One of my hobbies is MIDI music - the standard midifile format is
binary and uses a variable-length encoding. And the target audience
for that format isn't computer scientists or standards geeks. The
software required to generate and decode V-L values is about 3 lines
of C each. A midifile player (i.e. the code that accomplishes the
task at hand) makes the code to handle the incidental task of parsing
a specific file format insignificant in comparison. It just isn't
credible to claim that "binary" and "variable-length" are esoteric
concepts that the average Joe can't handle.
A DER dump program (complete with structual indenting and decoding of
all 1993 universal types) is maybe two pages (the variable-length
stuff is perhaps 6 lines of that), and took a slow person all of a
3-day weekend to write from scratch. Email me if you want a copy.
Let's just give it a break. Peter claimed that SDSI and
DER are *structurally* similar, which is absolutely correct. How
much conceptually simpler can one get (while maintaining generality)

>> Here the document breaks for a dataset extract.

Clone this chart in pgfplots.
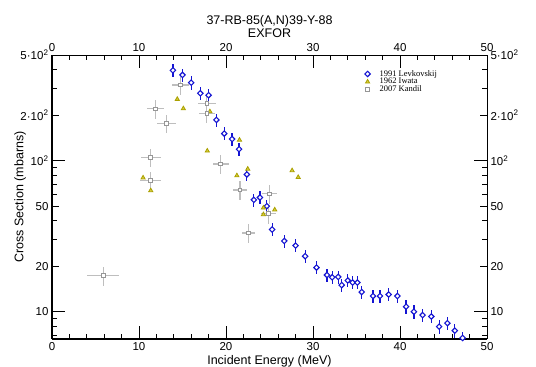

than nested Tag-Length-Value, regardless of whether the data is
binary or ASCII.
One doesn't attempt to edit Java code with "a hex dump and a lot of
patience"; one edits an ASCII representation and then compiles to a
(binary) VM representation. The security issues surrounding Java are not
related to the format of .class files, they are related to privilege
and trust. I haven't heard anyone from Princeton or Oxford claim that
Java would have fewer security problems if only it used a different
class file format.
This list is much more constructive when discussing the real issues
of trust models, authorization, etc. I hope it won't descend back
into the mud of data representation.